Hiç giymeseniz de; eski elbiselerinizi, ayakkabılarınızı atmak ya da bir başkasına vermek çok zor gelir insana. Misal, anneannemin mutfağı eski kap-kacaklarla doludur. Kıyamaz. Atamaz.. Çünkü onlarla neredeyse 3 kuşağı doyurmuştur. Biri kaybolsa, canı acır. Takım bozulsa da geride kalanları korumaya ısrarla devam eder. Bu onun geçmişine ve anılarına saygısından kaynaklanır.
Tevfik Sırrı Gür stadı da bu kentin sportif hafızasıdır.
Sevinç ve hüznün yeşille dansıdır.
Tribünlerinde otururken yakamozu seyredeceğin en romantik stattır.
O bir stattan ötedir aslında.
TSG Lisesi, Kültür Merkezi ve TSG Stadyumu..
Cumhuriyet mimarisidir..
İnci taneleri gibi serpiştirilmiştir Mersin’in boynuna.
Bu kolye yakında kopacak bir yenisi uğruna..
TOKİ’ye verdiler kentin en değerli alanını, başka bir yer yokmuş gibi..
Bir alışveriş merkezi olacak belki, lüks bir otel ya da bir ticaret merkezi..

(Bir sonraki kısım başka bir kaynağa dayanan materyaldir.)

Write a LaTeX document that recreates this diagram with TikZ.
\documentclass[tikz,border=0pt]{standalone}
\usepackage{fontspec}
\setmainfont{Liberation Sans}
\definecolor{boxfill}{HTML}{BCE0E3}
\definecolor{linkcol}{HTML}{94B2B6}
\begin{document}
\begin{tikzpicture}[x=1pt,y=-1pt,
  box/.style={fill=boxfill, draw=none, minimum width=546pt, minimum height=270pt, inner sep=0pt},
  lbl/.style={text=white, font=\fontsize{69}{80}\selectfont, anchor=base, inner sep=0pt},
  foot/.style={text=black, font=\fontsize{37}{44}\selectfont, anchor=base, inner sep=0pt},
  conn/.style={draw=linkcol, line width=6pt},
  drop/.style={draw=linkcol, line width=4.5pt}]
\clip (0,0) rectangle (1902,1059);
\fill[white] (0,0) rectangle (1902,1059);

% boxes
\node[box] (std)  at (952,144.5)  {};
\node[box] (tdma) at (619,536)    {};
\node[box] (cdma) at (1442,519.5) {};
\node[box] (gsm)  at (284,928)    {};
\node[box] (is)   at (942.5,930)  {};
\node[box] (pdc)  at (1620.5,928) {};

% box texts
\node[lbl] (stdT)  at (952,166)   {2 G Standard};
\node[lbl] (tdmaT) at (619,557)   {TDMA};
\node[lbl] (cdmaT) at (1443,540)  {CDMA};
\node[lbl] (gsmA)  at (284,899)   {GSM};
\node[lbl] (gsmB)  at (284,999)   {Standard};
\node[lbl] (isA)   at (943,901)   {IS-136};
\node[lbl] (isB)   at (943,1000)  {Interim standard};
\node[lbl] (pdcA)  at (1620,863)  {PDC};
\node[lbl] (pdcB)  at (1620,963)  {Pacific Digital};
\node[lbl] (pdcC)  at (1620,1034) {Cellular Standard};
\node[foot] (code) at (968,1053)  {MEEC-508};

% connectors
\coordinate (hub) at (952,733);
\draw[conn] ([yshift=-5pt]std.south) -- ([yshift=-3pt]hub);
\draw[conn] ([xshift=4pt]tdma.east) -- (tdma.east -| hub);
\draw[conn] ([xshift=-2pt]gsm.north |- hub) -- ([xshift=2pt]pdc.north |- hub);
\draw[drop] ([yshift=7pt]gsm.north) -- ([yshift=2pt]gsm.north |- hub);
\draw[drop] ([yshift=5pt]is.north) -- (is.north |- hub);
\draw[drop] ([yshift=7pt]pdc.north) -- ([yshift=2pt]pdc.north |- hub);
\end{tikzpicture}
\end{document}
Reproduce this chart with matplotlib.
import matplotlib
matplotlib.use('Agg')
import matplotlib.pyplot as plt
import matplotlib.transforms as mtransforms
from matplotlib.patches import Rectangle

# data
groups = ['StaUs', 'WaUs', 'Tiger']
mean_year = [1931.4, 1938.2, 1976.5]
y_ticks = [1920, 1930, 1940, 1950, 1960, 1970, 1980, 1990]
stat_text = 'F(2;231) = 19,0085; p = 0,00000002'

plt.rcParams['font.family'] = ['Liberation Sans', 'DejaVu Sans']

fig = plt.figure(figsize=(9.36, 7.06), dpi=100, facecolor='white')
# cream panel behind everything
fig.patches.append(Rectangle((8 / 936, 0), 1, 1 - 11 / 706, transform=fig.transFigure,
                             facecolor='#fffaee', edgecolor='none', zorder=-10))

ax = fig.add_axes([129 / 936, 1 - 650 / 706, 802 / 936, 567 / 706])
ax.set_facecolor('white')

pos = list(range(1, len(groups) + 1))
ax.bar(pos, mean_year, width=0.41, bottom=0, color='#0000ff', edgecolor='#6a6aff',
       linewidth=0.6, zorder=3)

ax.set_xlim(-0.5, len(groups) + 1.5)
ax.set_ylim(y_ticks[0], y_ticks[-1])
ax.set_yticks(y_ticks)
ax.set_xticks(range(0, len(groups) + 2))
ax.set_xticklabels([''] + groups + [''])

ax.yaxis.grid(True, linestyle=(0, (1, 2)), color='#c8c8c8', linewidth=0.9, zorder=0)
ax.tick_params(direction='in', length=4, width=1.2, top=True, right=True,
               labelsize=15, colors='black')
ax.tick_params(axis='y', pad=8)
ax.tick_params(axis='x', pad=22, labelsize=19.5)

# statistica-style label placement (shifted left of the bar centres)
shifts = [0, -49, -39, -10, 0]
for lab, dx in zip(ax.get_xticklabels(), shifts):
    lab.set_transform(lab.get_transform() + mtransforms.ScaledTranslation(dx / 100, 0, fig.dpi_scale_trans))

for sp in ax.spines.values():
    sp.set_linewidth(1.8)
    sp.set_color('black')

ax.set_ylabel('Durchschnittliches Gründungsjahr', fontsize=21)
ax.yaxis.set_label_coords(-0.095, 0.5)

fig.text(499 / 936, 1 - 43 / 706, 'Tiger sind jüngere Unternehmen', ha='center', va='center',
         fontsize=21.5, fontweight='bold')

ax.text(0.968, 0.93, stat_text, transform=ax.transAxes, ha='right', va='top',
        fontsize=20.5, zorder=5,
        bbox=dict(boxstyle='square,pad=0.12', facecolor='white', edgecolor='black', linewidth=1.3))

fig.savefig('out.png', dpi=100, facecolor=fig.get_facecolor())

İkinci konutları bu eşsiz sahillerin yüreğine hançer gibi saplayanlardan bir farkı kalmayacak TOKİ’nin ve bu alanı onlara verenlerin.
Yıllardır yanındaki toz-toprak içindeki sahayı yasalar engelliyor diye bir türlü yeşile büründüremeyenler, şimdi bir çırpıda yıkıverecekler el emeği-göz nuru bir eseri..
Tevfik Sırrı ortak malıdır bu kentin, tıpkı Mersin idman Yurdu gibi.. Bazı mallar ne ticarete ne de siyasete mevzu olur, taşıdığı ruh,yaşattığı anı, en büyük sermayedir.. Varlığı başlıbaşına bir kazançtır.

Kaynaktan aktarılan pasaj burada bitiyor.